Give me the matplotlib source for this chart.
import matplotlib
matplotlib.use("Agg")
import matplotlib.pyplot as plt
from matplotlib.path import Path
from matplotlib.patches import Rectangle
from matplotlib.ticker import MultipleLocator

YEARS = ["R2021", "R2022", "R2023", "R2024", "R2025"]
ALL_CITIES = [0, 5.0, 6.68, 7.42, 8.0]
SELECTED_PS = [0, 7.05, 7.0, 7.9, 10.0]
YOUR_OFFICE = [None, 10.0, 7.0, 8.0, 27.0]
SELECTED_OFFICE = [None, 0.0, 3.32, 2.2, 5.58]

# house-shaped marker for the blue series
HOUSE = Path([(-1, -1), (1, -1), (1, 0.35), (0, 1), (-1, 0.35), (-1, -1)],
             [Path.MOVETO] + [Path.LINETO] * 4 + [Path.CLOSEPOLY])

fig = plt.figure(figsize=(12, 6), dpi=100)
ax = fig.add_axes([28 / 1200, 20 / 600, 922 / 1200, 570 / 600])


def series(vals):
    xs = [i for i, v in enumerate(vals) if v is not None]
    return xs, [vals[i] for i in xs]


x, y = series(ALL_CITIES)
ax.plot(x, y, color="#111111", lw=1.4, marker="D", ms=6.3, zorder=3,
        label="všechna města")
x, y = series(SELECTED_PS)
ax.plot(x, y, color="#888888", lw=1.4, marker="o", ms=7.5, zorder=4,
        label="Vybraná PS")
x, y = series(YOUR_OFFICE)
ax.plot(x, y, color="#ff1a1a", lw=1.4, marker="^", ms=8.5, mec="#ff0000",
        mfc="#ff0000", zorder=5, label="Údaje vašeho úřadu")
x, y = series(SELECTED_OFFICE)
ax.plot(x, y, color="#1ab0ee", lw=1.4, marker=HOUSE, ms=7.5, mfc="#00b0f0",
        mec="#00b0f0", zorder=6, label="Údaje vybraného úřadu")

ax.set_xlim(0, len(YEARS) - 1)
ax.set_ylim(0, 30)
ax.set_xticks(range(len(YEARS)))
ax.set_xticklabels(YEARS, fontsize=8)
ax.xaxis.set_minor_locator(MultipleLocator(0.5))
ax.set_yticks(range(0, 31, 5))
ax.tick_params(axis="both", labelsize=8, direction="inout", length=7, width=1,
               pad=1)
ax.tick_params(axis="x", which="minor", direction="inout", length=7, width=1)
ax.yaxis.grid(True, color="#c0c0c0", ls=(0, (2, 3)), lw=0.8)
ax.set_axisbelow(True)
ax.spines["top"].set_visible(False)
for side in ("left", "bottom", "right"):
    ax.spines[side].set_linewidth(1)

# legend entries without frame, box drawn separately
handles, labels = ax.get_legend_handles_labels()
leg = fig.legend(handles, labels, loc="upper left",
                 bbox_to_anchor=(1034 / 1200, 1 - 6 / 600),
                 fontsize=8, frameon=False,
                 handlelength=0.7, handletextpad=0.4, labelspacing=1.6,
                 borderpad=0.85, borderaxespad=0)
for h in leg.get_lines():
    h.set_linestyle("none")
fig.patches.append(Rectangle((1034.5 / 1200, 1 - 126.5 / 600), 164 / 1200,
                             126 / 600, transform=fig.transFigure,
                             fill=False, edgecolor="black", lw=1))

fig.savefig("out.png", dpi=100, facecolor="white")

—————

Restate the data above exactly, keeping each word as it stands.

## Written reply
Give me the matplotlib source for this chart.
import matplotlib
matplotlib.use("Agg")
import matplotlib.pyplot as plt
from matplotlib.path import Path
from matplotlib.patches import Rectangle
from matplotlib.ticker import MultipleLocator

YEARS = ["R2021", "R2022", "R2023", "R2024", "R2025"]
ALL_CITIES = [0, 5.0, 6.68, 7.42, 8.0]
SELECTED_PS = [0, 7.05, 7.0, 7.9, 10.0]
YOUR_OFFICE = [None, 10.0, 7.0, 8.0, 27.0]
SELECTED_OFFICE = [None, 0.0, 3.32, 2.2, 5.58]

# house-shaped marker for the blue series
HOUSE = Path([(-1, -1), (1, -1), (1, 0.35), (0, 1), (-1, 0.35), (-1, -1)],
             [Path.MOVETO] + [Path.LINETO] * 4 + [Path.CLOSEPOLY])

fig = plt.figure(figsize=(12, 6), dpi=100)
ax = fig.add_axes([28 / 1200, 20 / 600, 922 / 1200, 570 / 600])


def series(vals):
    xs = [i for i, v in enumerate(vals) if v is not None]
    return xs, [vals[i] for i in xs]


x, y = series(ALL_CITIES)
ax.plot(x, y, color="#111111", lw=1.4, marker="D", ms=6.3, zorder=3,
        label="všechna města")
x, y = series(SELECTED_PS)
ax.plot(x, y, color="#888888", lw=1.4, marker="o", ms=7.5, zorder=4,
        label="Vybraná PS")
x, y = series(YOUR_OFFICE)
ax.plot(x, y, color="#ff1a1a", lw=1.4, marker="^", ms=8.5, mec="#ff0000",
        mfc="#ff0000", zorder=5, label="Údaje vašeho úřadu")
x, y = series(SELECTED_OFFICE)
ax.plot(x, y, color="#1ab0ee", lw=1.4, marker=HOUSE, ms=7.5, mfc="#00b0f0",
        mec="#00b0f0", zorder=6, label="Údaje vybraného úřadu")

ax.set_xlim(0, len(YEARS) - 1)
ax.set_ylim(0, 30)
ax.set_xticks(range(len(YEARS)))
ax.set_xticklabels(YEARS, fontsize=8)
ax.xaxis.set_minor_locator(MultipleLocator(0.5))
ax.set_yticks(range(0, 31, 5))
ax.tick_params(axis="both", labelsize=8, direction="inout", length=7, width=1,
               pad=1)
ax.tick_params(axis="x", which="minor", direction="inout", length=7, width=1)
ax.yaxis.grid(True, color="#c0c0c0", ls=(0, (2, 3)), lw=0.8)
ax.set_axisbelow(True)
ax.spines["top"].set_visible(False)
for side in ("left", "bottom", "right"):
    ax.spines[side].set_linewidth(1)

# legend entries without frame, box drawn separately
handles, labels = ax.get_legend_handles_labels()
leg = fig.legend(handles, labels, loc="upper left",
                 bbox_to_anchor=(1034 / 1200, 1 - 6 / 600),
                 fontsize=8, frameon=False,
                 handlelength=0.7, handletextpad=0.4, labelspacing=1.6,
                 borderpad=0.85, borderaxespad=0)
for h in leg.get_lines():
    h.set_linestyle("none")
fig.patches.append(Rectangle((1034.5 / 1200, 1 - 126.5 / 600), 164 / 1200,
                             126 / 600, transform=fig.transFigure,
                             fill=False, edgecolor="black", lw=1))

fig.savefig("out.png", dpi=100, facecolor="white")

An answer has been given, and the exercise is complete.